Irgendwo dazwischen hatte ich das erste Mal Kontakt mit Genesis. Natürlich kannte ich die Gruppe und ihre Lieder aus dem Radio. Doch es waren eher die eingängigen Hits und nicht das, was in der Ära Peter Gabriel hervorgebracht wurde. Alles was mit Genesis und den Soloprojekten zu tun hat, erschloß sich mir erst nach dem Mauerfall. Wohl weil The Lamb Lies Down on Broadway ein Angebot war, holte ich mir die Doppel-LP. Sie hatte rein gar nichts mit der Hitmaschine unter Phil Collins als Sänger zu tun und es brauchte schon zwei oder drei Hörgänge, bis meine Liebe zu ihr entbrannt ist. Insbesondere Seite drei mit Lilywhite Lilith und The Waiting Room sind für mich noch heute Titel, bei denen ich mich Frage: Was wäre aus Genesis geworden, wenn die Fünferbesetzung so geblieben wäre?

Hätte, hätte, Fahrradkette.

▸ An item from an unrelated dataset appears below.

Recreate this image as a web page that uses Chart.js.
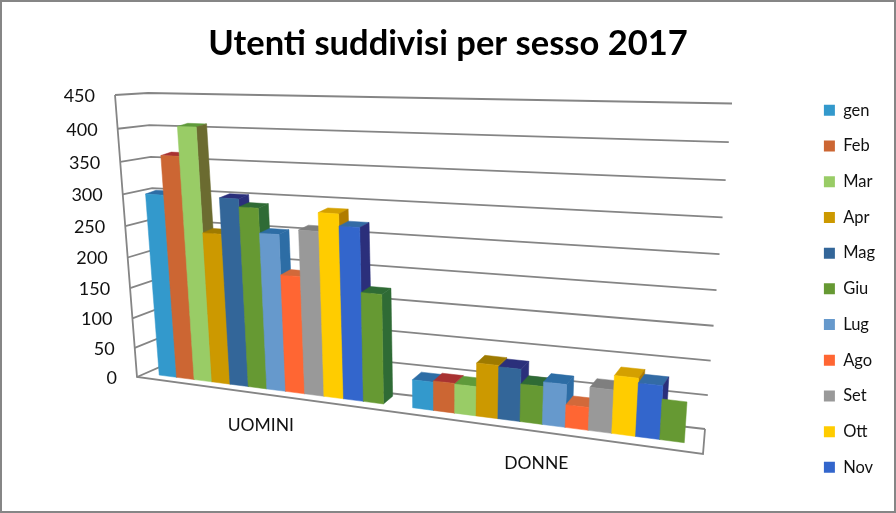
<!DOCTYPE html>
<html>
<head>
<meta charset="utf-8">
<style>
  html, body { margin: 0; padding: 0; background: #fff; }
  #wrap { position: relative; width: 896px; height: 513px; }
</style>
<script src="https://cdn.jsdelivr.net/npm/chart.js@4"></script>
</head>
<body>
<div id="wrap"><canvas id="chart"></canvas></div>
<script>
const categories = ['UOMINI', 'DONNE'];
const months = ['gen', 'Feb', 'Mar', 'Apr', 'Mag', 'Giu', 'Lug', 'Ago', 'Set', 'Ott', 'Nov', 'Dic'];
const yTicks = [0, 50, 100, 150, 200, 250, 300, 350, 400, 450];

const uomini = [297, 358, 403, 242, 298, 286, 248, 186, 257, 285, 267, 170];
const donne = [44, 46, 45, 81, 79, 57, 64, 34, 64, 85, 78, 59];

const frontColors = ['#3399cc', '#cc6633', '#99cc66', '#cc9900', '#336699', '#669933', '#6699cc', '#ff6633', '#999999', '#ffcc00', '#3366cc', '#669933'];
const topColors = ['#2d6da5', '#a83232', '#5f9a3a', '#9e7a00', '#2b2f7b', '#2f6b35', '#2d6da5', '#d2693a', '#7f7f7f', '#d4a000', '#336ba5', '#2f6b35'];
const sideColors = ['#2d6da5', '#a83232', '#6b6b30', '#9e7a00', '#2b2f7b', '#2f6b35', '#2d6da5', '#d2693a', '#7f7f7f', '#b07c00', '#2b2f7b', '#2f6b35'];

// corners of the plane holding the bar fronts, of the back wall, and of the outer floor edge
const barPlane = { bl: [147, 373.5], br: [702, 445], tr: [726, 107], tl: [125, 93.5] };
const backWall = { bl: [160, 367], br: [705, 429], tr: [732, 103.5], tl: [148, 93] };
const frontEdge = { bottom: [137, 377], top: [115, 95], right: [703, 454] };
const edgeBow = 0.088; // ticks on the front edge get wider going up
const vanish = [1000, -120];
const depthLeft = 0.012;
const depthRight = 0.018;

// square -> quad homography
function quadMap(q) {
    const [x0, y0] = q.tl, [x1, y1] = q.tr, [x2, y2] = q.br, [x3, y3] = q.bl;
    const dx1 = x1 - x2, dx2 = x3 - x2, sx = x0 - x1 + x2 - x3;
    const dy1 = y1 - y2, dy2 = y3 - y2, sy = y0 - y1 + y2 - y3;
    const den = dx1 * dy2 - dx2 * dy1;
    const g = (sx * dy2 - dx2 * sy) / den;
    const h = (dx1 * sy - sx * dy1) / den;
    const a = x1 - x0 + g * x1, b = x3 - x0 + h * x3;
    const d = y1 - y0 + g * y1, e = y3 - y0 + h * y3;
    return function(u, v) {
        const s = 1 - v; // v goes up, the square goes down
        const w = g * u + h * s + 1;
        return [(a * u + b * s + x0) / w, (d * u + e * s + y0) / w];
    };
}

const frontAt = quadMap(barPlane);
const wallAt = quadMap(backWall);

function backOf(p, u) {
    const k = depthLeft + (depthRight - depthLeft) * u;
    return [p[0] + (vanish[0] - p[0]) * k, p[1] + (vanish[1] - p[1]) * k];
}

function poly(ctx, pts, color) {
    ctx.fillStyle = color;
    ctx.strokeStyle = color;
    ctx.lineWidth = 0.5;
    ctx.beginPath();
    pts.forEach((p, i) => i ? ctx.lineTo(p[0], p[1]) : ctx.moveTo(p[0], p[1]));
    ctx.closePath();
    ctx.fill();
    ctx.stroke();
}

function line(ctx, pts) {
    ctx.beginPath();
    pts.forEach((p, i) => i ? ctx.lineTo(p[0], p[1]) : ctx.moveTo(p[0], p[1]));
    ctx.stroke();
}

const perspective = {
    id: 'perspective',
    beforeDraw(chart) {
        const ctx = chart.ctx;
        ctx.save();
        ctx.strokeStyle = '#868686';
        ctx.lineWidth = 2;
        ctx.strokeRect(1, 1, chart.width - 2, chart.height - 2);
        ctx.restore();
    },
    beforeDatasetDraw() {
        return false; // native flat bars are replaced below
    },
    beforeDatasetsDraw(chart) {
        const ctx = chart.ctx;
        const area = chart.chartArea;
        const yScale = chart.scales.y;
        const xScale = chart.scales.x;
        const toU = px => (px - area.left) / area.width;
        const toV = px => (area.bottom - px) / area.height;

        ctx.save();

        // walls and floor
        ctx.strokeStyle = '#858585';
        ctx.lineWidth = 1.8;
        const edge = v => {
            const t = v / (1 + edgeBow * (1 - v));
            return [
                frontEdge.bottom[0] + (frontEdge.top[0] - frontEdge.bottom[0]) * t,
                frontEdge.bottom[1] + (frontEdge.top[1] - frontEdge.bottom[1]) * t
            ];
        };
        yScale.ticks.forEach(t => {
            const v = toV(yScale.getPixelForValue(t.value));
            line(ctx, [edge(v), wallAt(0, v), wallAt(1, v)]);
        });
        line(ctx, [edge(1), edge(0), frontEdge.right, wallAt(1, 0)]);

        // bars, left to right so a bar hides its neighbour's side
        categories.forEach((cat, j) => {
            chart.data.datasets.forEach((ds, i) => {
                const bar = chart.getDatasetMeta(i).data[j];
                const u0 = toU(bar.x - bar.width / 2);
                const u1 = toU(bar.x + bar.width / 2);
                const vTop = toV(bar.y);
                const vBase = toV(bar.base);
                const fl = frontAt(u0, vTop), fr = frontAt(u1, vTop);
                const bl = frontAt(u0, vBase), br = frontAt(u1, vBase);
                const flat = j === categories.length - 1 && i === chart.data.datasets.length - 1;
                if (!flat) {
                    poly(ctx, [fl, fr, backOf(fr, u1), backOf(fl, u0)], topColors[i]);
                    poly(ctx, [fr, backOf(fr, u1), backOf(br, u1), br], sideColors[i]);
                }
                poly(ctx, [fl, fr, br, bl], ds.backgroundColor);
            });
        });

        // tick labels follow the slanted front edge
        ctx.fillStyle = '#111';
        ctx.font = '18px Lato';
        ctx.textAlign = 'right';
        ctx.textBaseline = 'middle';
        yScale.ticks.forEach(t => {
            const p = edge(toV(yScale.getPixelForValue(t.value)));
            ctx.fillText(t.label, p[0] - 20, p[1] + 1);
        });

        // category labels sit a fixed distance under the floor's front edge
        ctx.font = '17.5px Lato';
        ctx.textAlign = 'center';
        categories.forEach((cat, j) => {
            const x = frontAt(toU(xScale.getPixelForValue(j)), 0)[0] - 6;
            const slope = (frontEdge.right[1] - frontEdge.bottom[1]) / (frontEdge.right[0] - frontEdge.bottom[0]);
            ctx.fillText(cat, x, frontEdge.bottom[1] + (x - frontEdge.bottom[0]) * slope + 32);
        });
        ctx.restore();
    }
};

const chart = new Chart(document.getElementById('chart'), {
    type: 'bar',
    data: {
        labels: categories,
        datasets: months.map((m, i) => ({
            label: m,
            data: [uomini[i], donne[i]],
            backgroundColor: frontColors[i]
        }))
    },
    options: {
        responsive: true,
        maintainAspectRatio: false,
        animation: false,
        layout: { padding: { left: 11, right: 11 } },
        datasets: { bar: { categoryPercentage: 0.894, barPercentage: 1 } },
        scales: {
            x: { display: false },
            y: {
                display: false,
                min: 0,
                max: 450,
                afterBuildTicks: s => { s.ticks = yTicks.map(value => ({ value })); }
            }
        },
        plugins: {
            tooltip: { enabled: false },
            title: {
                display: true,
                text: 'Utenti suddivisi per sesso 2017',
                color: '#000',
                font: { family: 'Lato', size: 34.5, weight: 'bold' },
                padding: { top: 23, bottom: 18.5 }
            },
            legend: {
                position: 'right',
                align: 'start',
                fullSize: false,
                labels: {
                    filter: item => item.text !== 'Dic',
                    boxWidth: 11,
                    boxHeight: 11,
                    padding: 19.2,
                    color: '#111',
                    font: { family: 'Lato', size: 16.5 }
                }
            }
        }
    },
    plugins: [perspective]
});
</script>
</body>
</html>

Carpet Crawlers gehörte zur Setlist der Band, war quasi ein Muss. 2007 hatte ich das Vergnügen, Genesis Live im Berliner Olympiastadion zu sehen. Ein Erlebnis, auch wenn ich im Anschluß vom stundenlangen Stehen keine Beine mehr hat. In letzter Zeit habe ich mich sogar Steve Hackett geöffnet, insbesondere den aktuelle Livemitschnitten, in denen er sowohl alte Genesis-Titel als auch sein eigenes Material spielt.

Kurzrezension
The Lamb Lies Down on Broadway ist ein Konzeptalbum aus dem Jahr 1974, das als eines der ambitioniertesten Alben der Band gilt. Es erzählt die surrealistische Geschichte von Rael, einem puertoricanischen Straßenjungen in New York, der sich auf eine mystische Reise begibt. Musikalisch verbindet das Album komplexe Arrangements mit kraftvollen Melodien und experimentellen Soundlandschaften. Songs wie In the Cage, The Carpet Crawlers und The Colony of Slippermen zeigen die Vielseitigkeit der Band und die emotionale Tiefe von Peter Gabriels Gesang, der Geschichte des Albums verstärkt. Das Album ist Gabriels letzter Auftritt als Sänger von Genesis und ist noch heute ein Meilenstein des Progressive Rock.